(Corrects spelling of Jan Tops in seventh paragraph.)
June 23 (Bloomberg) -- Former Los Angeles Dodgers owner Frank McCourt acquired a 50 percent stake in Global Champions Tour, a premier international show jumping series that draws top riders and horses.
McCourt in a telephone interview declined to reveal financial terms of the agreement with Tour founder Jan Tops, a four-time Olympic equestrian from the Netherlands and a team gold medalist at the 1992 Games.
“You know what happened with the Dodgers,” said McCourt, who in 2012 sold the Major League Baseball team for a record $2.15 billion to a group that includes executives from Guggenheim Partners. “We took a franchise losing almost $60 million per year and ended up selling it for the highest price ever paid for a sports franchise. We created value there and we plan to do the same thing here.”
Global Champions Tour stages 14 premier circuit events in Europe, Asia and the Middle East.

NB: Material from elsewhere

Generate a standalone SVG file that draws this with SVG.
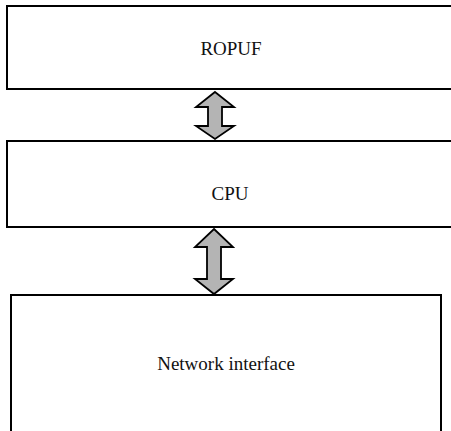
<svg xmlns="http://www.w3.org/2000/svg" width="451" height="431" viewBox="0 0 451 431">
<style>
.box{fill:#fff;stroke:#000;stroke-width:2}
.lbl{font-family:"Liberation Serif","Times New Roman",serif;font-size:19px;fill:#111;text-anchor:middle}
.arr{fill:#b4b4b4;stroke:#000;stroke-width:1.8;stroke-linejoin:miter}
</style>
<rect width="451" height="431" fill="#fff"/>
<g id="ropuf"><rect class="box" x="7" y="6" width="460" height="83"/><text class="lbl" x="231" y="55">ROPUF</text></g>
<g id="cpu"><rect class="box" x="7" y="141" width="460" height="86"/><text class="lbl" x="230" y="200">CPU</text></g>
<g id="network"><rect class="box" x="11" y="295" width="430" height="150"/><text class="lbl" x="226" y="370">Network interface</text></g>
<g id="connectors">
<polygon class="arr" points="215,92 234,107 222,107 222,126 234,126 215,139 196,126 208,126 208,107 196,107"/>
<polygon class="arr" points="214,229 233,247 221,247 221,279 233,279 214,294 195,279 207,279 207,247 195,247"/>
</g>
</svg>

Longines, a unit of Swatch Group AG, Switzerland’s largest watchmaker, is the tour’s title partner.
Dale Harvey, general manager of West Palms Event Management in California, a producer of top equestrian events, said in an e-mail that McCourt is buying into what has become “the most prestigious” show jumping in the world.
This year’s tour stops include Paris, Shanghai, Antwerp, London, Doha, Cannes and Madrid. Riders will compete for more than $12 million, the most for any series in the sport.
“Working together with McCourt Global, we will innovate to bring our Tour and the sport of show jumping to new audiences, new markets and new heights,” Tops, who founded the Tour in 2006, said in a statement.
The 60-year-old McCourt said he plans to bolster the Tour’s sponsor base by expanding to undisclosed locales in the U.S. and growing its footprint in Asia and the Middle East.
“The sport is a natural in terms of reaching out to very large international companies that are looking to reach our expanding audience,” McCourt said. “There’s a lot of opportunity to introduce the sport to a multitude of fans.”
McCourt last year gave $100 million to his alma mater, Georgetown University, the largest gift in its history, to endow a new school for public policy.
The real estate developer owned the Dodgers from 2004 to 2012, when the club was sold following almost a year in bankruptcy.
“I love sports,” McCourt said, adding that show jumping should appeal to television and digital media executives. “This sport is very telegenic. There’s more we can do to bring the beauty, the difficulty, the risk, the athleticism and the excitement of the sport to fans.”